═════ Data
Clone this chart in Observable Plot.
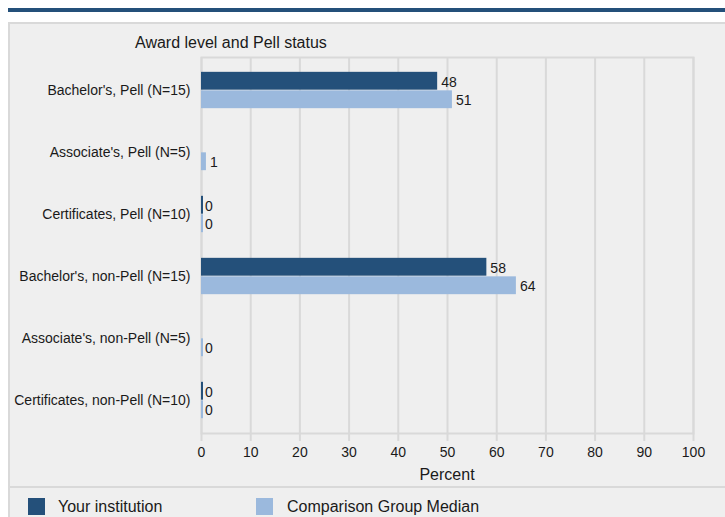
<!DOCTYPE html>
<html><head><meta charset="utf-8">
<script src="https://cdn.jsdelivr.net/npm/d3@7"></script>
<script src="https://cdn.jsdelivr.net/npm/@observablehq/plot@0.6"></script>
<style>
html,body{margin:0;padding:0;background:#fff;font-family:"Liberation Sans",Arial,sans-serif;}
#page{position:relative;width:725px;height:517px;overflow:hidden;}
#topbar{position:absolute;left:8px;top:8px;width:717px;height:4px;background:#24507a;}
#panel{position:absolute;left:8px;top:22px;width:740px;height:520px;background:#efefef;border:2px solid #d9d9d9;box-sizing:border-box;}
#sep{position:absolute;left:8px;top:486px;width:717px;height:2px;background:#d9d9d9;}
#chart{position:absolute;left:0;top:0;}
.t{position:absolute;font-size:16px;line-height:16px;color:#1a1a1a;white-space:nowrap;}
.sw{position:absolute;width:17px;height:17px;top:498px;}
</style>
</head>
<body>
<div id="page">
  <div id="topbar"></div>
  <div id="panel"></div>
  <div id="sep"></div>
  <div id="chart"></div>
  <div class="t" id="title" style="left:135px;top:34.5px;"></div>
  <div class="t" id="xlabel" style="left:447px;top:467px;transform:translateX(-50%);"></div>
  <div id="legend"></div>
</div>
<script>
// ---- data ----
const chartTitle = "Award level and Pell status";
const xLabel = "Percent";
const categories = [
  "Bachelor's, Pell (N=15)",
  "Associate's, Pell (N=5)",
  "Certificates, Pell (N=10)",
  "Bachelor's, non-Pell (N=15)",
  "Associate's, non-Pell (N=5)",
  "Certificates, non-Pell (N=10)"
];
const seriesNames = ["Your institution", "Comparison Group Median"];
const yourInstitution = [48, null, 0, 58, null, 0];
const comparisonMedian = [51, 1, 0, 64, 0, 0];
const xTicks = [0, 10, 20, 30, 40, 50, 60, 70, 80, 90, 100];
const seriesColors = ["#24507a", "#9bb9dd"];

// ---- table ----
const rows = [];
categories.forEach((c, i) => {
  if (yourInstitution[i] != null) rows.push({category: c, series: seriesNames[0], value: yourInstitution[i]});
  if (comparisonMedian[i] != null) rows.push({category: c, series: seriesNames[1], value: comparisonMedian[i]});
});

const W = 725, H = 487, mT = 57, mB = 54, mL = 201, mR = 32;
const band = (H - mT - mB) / categories.length;
const half = band / 2;
const barH = 18.5;

function seriesMarks(si) {
  const s = seriesNames[si];
  const data = rows.filter(d => d.series === s);
  const top = si === 0 ? half - barH : half;
  const bottom = si === 0 ? half : half - barH;
  return [
    Plot.barX(data.filter(d => d.value !== 0), {x: "value", y: "category", fill: seriesColors[si], insetTop: top, insetBottom: bottom}),
    Plot.barX(data.filter(d => d.value === 0), {x: "value", y: "category", fill: seriesColors[si], insetTop: top, insetBottom: bottom, insetRight: -2}),
    Plot.text(data, {x: "value", y: "category", text: d => String(d.value), textAnchor: "start", dx: 3.5, dy: si === 0 ? -8 : 10, fill: "#1a1a1a", fontSize: 14})
  ];
}

const chart = Plot.plot({
  width: W, height: H,
  marginTop: mT, marginBottom: mB, marginLeft: mL, marginRight: mR,
  style: {background: "transparent", fontFamily: "'Liberation Sans', Arial, sans-serif", fontSize: "14px", color: "#1a1a1a", overflow: "visible"},
  x: {domain: [0, 100]},
  y: {domain: categories, padding: 0},
  marks: [
    Plot.gridX(xTicks, {stroke: "#d9d9d9", strokeOpacity: 1, strokeWidth: 2}),
    Plot.frame({stroke: "#d9d9d9", strokeWidth: 2}),
    Plot.axisX(xTicks, {tickSize: 8, tickPadding: 6, stroke: "#d9d9d9", strokeWidth: 2, fill: "#1a1a1a", label: null}),
    Plot.axisY({tickSize: 0, tickPadding: 11, fill: "#1a1a1a", label: null}),
    ...seriesMarks(0),
    ...seriesMarks(1)
  ]
});
document.getElementById("chart").appendChild(chart);
document.getElementById("title").textContent = chartTitle;
document.getElementById("xlabel").textContent = xLabel;

const legend = document.getElementById("legend");
const legendX = [[28, 58], [256, 287]];
seriesNames.forEach((s, i) => {
  const sw = document.createElement("div");
  sw.className = "sw";
  sw.style.left = legendX[i][0] + "px";
  sw.style.background = seriesColors[i];
  legend.appendChild(sw);
  const t = document.createElement("div");
  t.className = "t";
  t.style.left = legendX[i][1] + "px";
  t.style.top = "499px";
  t.textContent = s;
  legend.appendChild(t);
});
</script>
</body></html>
══════════
* [What is expected]:
Exclude the pictures, and transcribe all of the material exactly.

* [Exercise response]:
Clone this chart in Observable Plot.
<!DOCTYPE html>
<html><head><meta charset="utf-8">
<script src="https://cdn.jsdelivr.net/npm/d3@7"></script>
<script src="https://cdn.jsdelivr.net/npm/@observablehq/plot@0.6"></script>
<style>
html,body{margin:0;padding:0;background:#fff;font-family:"Liberation Sans",Arial,sans-serif;}
#page{position:relative;width:725px;height:517px;overflow:hidden;}
#topbar{position:absolute;left:8px;top:8px;width:717px;height:4px;background:#24507a;}
#panel{position:absolute;left:8px;top:22px;width:740px;height:520px;background:#efefef;border:2px solid #d9d9d9;box-sizing:border-box;}
#sep{position:absolute;left:8px;top:486px;width:717px;height:2px;background:#d9d9d9;}
#chart{position:absolute;left:0;top:0;}
.t{position:absolute;font-size:16px;line-height:16px;color:#1a1a1a;white-space:nowrap;}
.sw{position:absolute;width:17px;height:17px;top:498px;}
</style>
</head>
<body>
<div id="page">
  <div id="topbar"></div>
  <div id="panel"></div>
  <div id="sep"></div>
  <div id="chart"></div>
  <div class="t" id="title" style="left:135px;top:34.5px;"></div>
  <div class="t" id="xlabel" style="left:447px;top:467px;transform:translateX(-50%);"></div>
  <div id="legend"></div>
</div>
<script>
// ---- data ----
const chartTitle = "Award level and Pell status";
const xLabel = "Percent";
const categories = [
  "Bachelor's, Pell (N=15)",
  "Associate's, Pell (N=5)",
  "Certificates, Pell (N=10)",
  "Bachelor's, non-Pell (N=15)",
  "Associate's, non-Pell (N=5)",
  "Certificates, non-Pell (N=10)"
];
const seriesNames = ["Your institution", "Comparison Group Median"];
const yourInstitution = [48, null, 0, 58, null, 0];
const comparisonMedian = [51, 1, 0, 64, 0, 0];
const xTicks = [0, 10, 20, 30, 40, 50, 60, 70, 80, 90, 100];
const seriesColors = ["#24507a", "#9bb9dd"];

// ---- table ----
const rows = [];
categories.forEach((c, i) => {
  if (yourInstitution[i] != null) rows.push({category: c, series: seriesNames[0], value: yourInstitution[i]});
  if (comparisonMedian[i] != null) rows.push({category: c, series: seriesNames[1], value: comparisonMedian[i]});
});

const W = 725, H = 487, mT = 57, mB = 54, mL = 201, mR = 32;
const band = (H - mT - mB) / categories.length;
const half = band / 2;
const barH = 18.5;

function seriesMarks(si) {
  const s = seriesNames[si];
  const data = rows.filter(d => d.series === s);
  const top = si === 0 ? half - barH : half;
  const bottom = si === 0 ? half : half - barH;
  return [
    Plot.barX(data.filter(d => d.value !== 0), {x: "value", y: "category", fill: seriesColors[si], insetTop: top, insetBottom: bottom}),
    Plot.barX(data.filter(d => d.value === 0), {x: "value", y: "category", fill: seriesColors[si], insetTop: top, insetBottom: bottom, insetRight: -2}),
    Plot.text(data, {x: "value", y: "category", text: d => String(d.value), textAnchor: "start", dx: 3.5, dy: si === 0 ? -8 : 10, fill: "#1a1a1a", fontSize: 14})
  ];
}

const chart = Plot.plot({
  width: W, height: H,
  marginTop: mT, marginBottom: mB, marginLeft: mL, marginRight: mR,
  style: {background: "transparent", fontFamily: "'Liberation Sans', Arial, sans-serif", fontSize: "14px", color: "#1a1a1a", overflow: "visible"},
  x: {domain: [0, 100]},
  y: {domain: categories, padding: 0},
  marks: [
    Plot.gridX(xTicks, {stroke: "#d9d9d9", strokeOpacity: 1, strokeWidth: 2}),
    Plot.frame({stroke: "#d9d9d9", strokeWidth: 2}),
    Plot.axisX(xTicks, {tickSize: 8, tickPadding: 6, stroke: "#d9d9d9", strokeWidth: 2, fill: "#1a1a1a", label: null}),
    Plot.axisY({tickSize: 0, tickPadding: 11, fill: "#1a1a1a", label: null}),
    ...seriesMarks(0),
    ...seriesMarks(1)
  ]
});
document.getElementById("chart").appendChild(chart);
document.getElementById("title").textContent = chartTitle;
document.getElementById("xlabel").textContent = xLabel;

const legend = document.getElementById("legend");
const legendX = [[28, 58], [256, 287]];
seriesNames.forEach((s, i) => {
  const sw = document.createElement("div");
  sw.className = "sw";
  sw.style.left = legendX[i][0] + "px";
  sw.style.background = seriesColors[i];
  legend.appendChild(sw);
  const t = document.createElement("div");
  t.className = "t";
  t.style.left = legendX[i][1] + "px";
  t.style.top = "499px";
  t.textContent = s;
  legend.appendChild(t);
});
</script>
</body></html>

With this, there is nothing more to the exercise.